Fedweek

Milwaukee, Jan. 14 - Trevor Stevens works in the bottling room at Lakefront Brewery in Milwaukee, which is waiting on the Alcohol and Tobacco Tax and Trade Bureau to reopen and approve licenses for its "My Turn: Chuck" beer label, so they can sell it out of state.

As the partial government shutdown continues to drag on, agencies are increasingly turning to workarounds to get work accomplished, and federal employee organizations are increasingly turning their attention to public opinion and the courts as attempts to reopen shuttered agencies through the political process continue to stall.

As has happened in past shutdowns, agencies have started calling back to work some employees who have been on furlough. The largest number is at the IRS, which is calling back some 35,000 employees to work on processing tax returns and refunds for the new tax filing season, in addition to the 10,000—of a total of 80,000—who had continued working unpaid. The recalled employees will remain in non-pay status, though.

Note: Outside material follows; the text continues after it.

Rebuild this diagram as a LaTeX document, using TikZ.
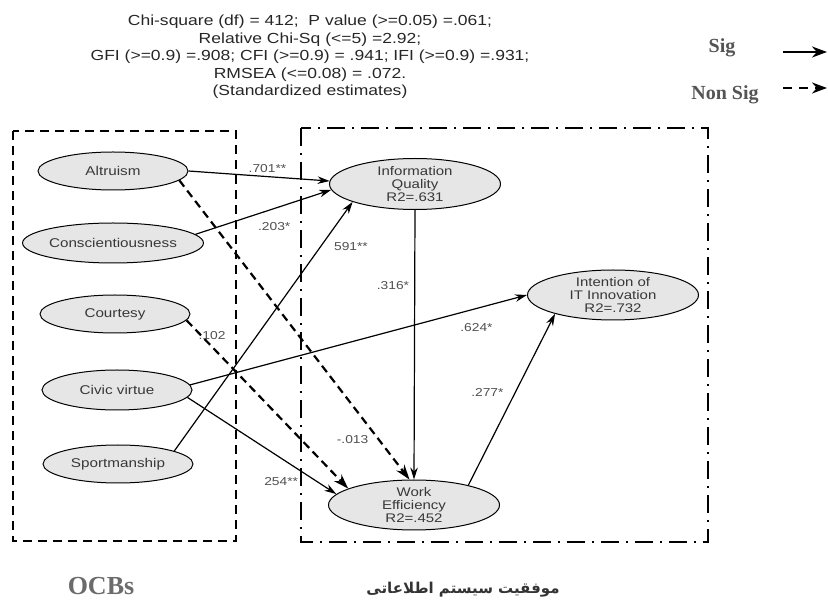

Other recalls include certain employees to supplement the skeleton staff that had remained on the job in national parks and wildlife preserves that have remained open and which suffered from uncollected trash and other problems; and some Treasury employees to process forms needed for mortgage applications to proceed.

The TSA meanwhile somewhat softened the financial blow for screeners who have been working unpaid, by finding a way to pay $500 bonuses for working during the holiday season plus Saturday pay for those who worked on the first day of the shutdown, December 22. And the unfunded Agriculture Department moved to advance its February round of funding to states under the food stamps program after deciding it still could make those payments if it was done by January 20. On the other hand, some federal court operations that have remained open by using funds from fees reportedly will have to start closing late this week.

Those actions have come as the shutdown has lasted long enough to pass thresholds making a back pay award more likely to some employees under lawsuits filed by the AFGE, NFFE and NTEU unions. Those suits involve a provision of the Fair Labor Standards Act requiring prompt payment of overtime pay that resulted in an award of back pay following the 2013 shutdown. However, that involves only those who have worked overtime pay and the amount awarded due to that shutdown was relatively small per employee—in addition, that money still hasn’t been paid out because the case remains on appeal.

Meanwhile, on Tuesday a federal judge hearing another suit rejected a request that he issue an emergency order to bar unpaid work as unconstitutional; as a fallback argument, the suit claims that only those in jobs involving “imminent” threats to life or property may be kept at work unpaid. NTEU, NATCA and a law firm representing some individual employees making those arguments had asked the judge for a temporary restraining order to stop unpaid work, which would have increased pressure to end the shutdown.

However, the judge—while expressing sympathy for employees working without pay—said that since money has not been appropriated to pay them, such an order would compel agencies to take them off the job. That could result in a chaotic and possibly dangerous situation since they are still working because of their security and safety responsibilities, he said. The case will proceed, though, with another hearing already set for January 31 on a different motion, for a preliminary injunction.

Unions also have been conducting rallies to draw the public’s attention to the loss of services due to the shutdown and the financial impact on the 800,000 employees in non-pay status. Some members of Congress have appeared at those rallies although only those already favoring an immediate end to the shutdown.